Selain bernilai seni, kucing juga tercatat dalam buku-buku sains ilmuwan Muslim abad pertengahan. Salah satunya adalah Al-Hayawan, karya Abu Usman Amr bin Bahr Al-Kinani Al-Basri, yang kemudian dikenal dengan Al-Jahiz.
Peneliti asal Istanbul, Mehemet Bayrakdar dalam Al-Jahiz and The Rise of Biological Evolutionism (2019) menyatakan, Al-Hayawan memiliki pengaruh besar terhadap pemikiran ilmuwan Muslim lainnya, bahkan Eropa.
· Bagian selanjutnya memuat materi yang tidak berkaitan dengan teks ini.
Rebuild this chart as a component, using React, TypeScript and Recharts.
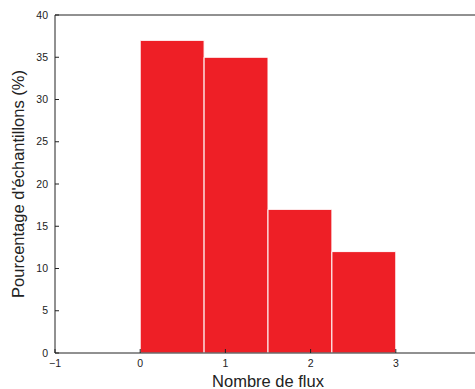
import React from 'react';
import { ComposedChart, XAxis, YAxis, Line, ReferenceArea, Label } from 'recharts';

// Histogram bins (number of flows) and sample percentages
const binStarts = [0, 0.75, 1.5, 2.25];
const binEnds = [0.75, 1.5, 2.25, 3];
const percentages = [37, 35, 17, 12];

const xTicks = [-1, 0, 1, 2, 3];
const yTicks = [0, 5, 10, 15, 20, 25, 30, 35, 40];
const xDomain = [-1, 4];
const yDomain = [0, 40];

const xLabel = 'Nombre de flux';
const yLabel = "Pourcentage d'échantillons (%)";

const data = binStarts.map((s, i) => ({ mid: (s + binEnds[i]) / 2, pct: percentages[i] }));

const FONT = '"Liberation Sans", Arial, Helvetica, sans-serif';
const AXIS = '#222';
const BAR = '#ee1f26';

const fmt = (v: number) => String(v).replace('-', '\u2212');

export default function App() {
  return (
    <div
      style={{
        position: 'fixed',
        left: 8,
        top: 8,
        width: 467,
        height: 381,
        overflow: 'hidden',
        background: '#fff',
        fontFamily: FONT,
      }}
    >
      <ComposedChart
        width={475}
        height={381}
        data={data}
        margin={{ top: 6, right: 2, bottom: 0, left: 0 }}
      >
        <XAxis
          dataKey="mid"
          type="number"
          domain={xDomain}
          ticks={xTicks}
          interval={0}
          allowDataOverflow
          height={36}
          tickSize={-4}
          tickMargin={11}
          tickFormatter={fmt}
          stroke={AXIS}
          tick={{ fontSize: 10.5, fill: AXIS, fontFamily: FONT }}
        >
          <Label
            content={({ viewBox }: any) => (
              <text
                x={viewBox.x + viewBox.width / 2}
                y={379}
                textAnchor="middle"
                fontSize={16.5}
                fill={AXIS}
                fontFamily={FONT}
              >
                {xLabel}
              </text>
            )}
          />
        </XAxis>
        <XAxis
          xAxisId="top"
          orientation="top"
          type="number"
          domain={xDomain}
          ticks={xTicks}
          interval={0}
          allowDataOverflow
          height={1}
          tickSize={-4}
          tick={false}
          stroke={AXIS}
        />
        <YAxis
          type="number"
          domain={yDomain}
          ticks={yTicks}
          interval={0}
          width={47}
          tickSize={-4}
          tickMargin={11}
          stroke={AXIS}
          tick={{ fontSize: 10.5, fill: AXIS, fontFamily: FONT }}
        >
          <Label
            content={({ viewBox }: any) => {
              const cy = viewBox.y + viewBox.height / 2;
              return (
                <text
                  x={16}
                  y={cy}
                  transform={`rotate(-90, 16, ${cy})`}
                  textAnchor="middle"
                  fontSize={16.5}
                  fill={AXIS}
                  fontFamily={FONT}
                >
                  {yLabel}
                </text>
              );
            }}
          />
        </YAxis>
        {binStarts.map((s, i) => (
          <ReferenceArea
            key={i}
            x1={s}
            x2={binEnds[i]}
            y1={0}
            y2={percentages[i]}
            fill={BAR}
            fillOpacity={1}
            stroke="#ffffff"
            strokeWidth={1}
            ifOverflow="visible"
          />
        ))}
        <Line
          xAxisId={0}
          dataKey="pct"
          stroke="none"
          dot={false}
          activeDot={false}
          isAnimationActive={false}
          legendType="none"
        />
        <Line
          xAxisId="top"
          dataKey="pct"
          stroke="none"
          dot={false}
          activeDot={false}
          isAnimationActive={false}
          legendType="none"
        />
      </ComposedChart>
    </div>
  );
}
“Dan itu menjadi sumber untuk buku-buku selanjutnya tentang zoologi. Kalimat-kalimat Al-Jahiz banyak dikutip oleh Ikhwan Al-Safa, Ibnu Miskawaih, atau pun Zakariyya’ Al-Qazwini (1203-1282) dalam karyanya Aja’ib al-Makhluqat, Mustawfi al-Qazwini dalam Nuzkat al-Qulub, dan Al-Damiri dalam Hayat al-Hayawan,” tulisnya.
Baca: Mengenal Ismail Al-Jazari, Ilmuwan Muslim Pencipta Robot Pertama di Dunia
Al-Hayawan, lanjut Bayrakdar, juga menginspirasi para peneliti hingga saat ini. Misalnya, Profesor Bahasa dan Kebudayaan Arab Universitas Leiden, Belanda, R. Kruk yang pernah menyajikan perkuliahan di kampusnya dengan judul “Peta Kucing.”
Al-Hayawan tidak hanya berperan sebagai penggerak budaya bagi kemajuan penelitian ilmu pengetahuan modern di bidang zoologi, biologi, teori evolusi, kedokteran, kedokteran hewan, maupun anatomi, tetapi juga bertindak sebagai panduan yang mencerahkan seperti kebanyakan buku ilmiah Muslim awal lainnya.
“Contohnya adalah sebuah baris dari Al-Hayawan yang mengatakan bahwa kucing mendapatkan keuntungan besar dari kemiripannya dengan raja binatang sehingga salah satu cara untuk menghadapi gajah saat dijadikan kendaraan perang adalah dengan cara melepaskan sejumlah kucing dari dalam tas,” tulisnya.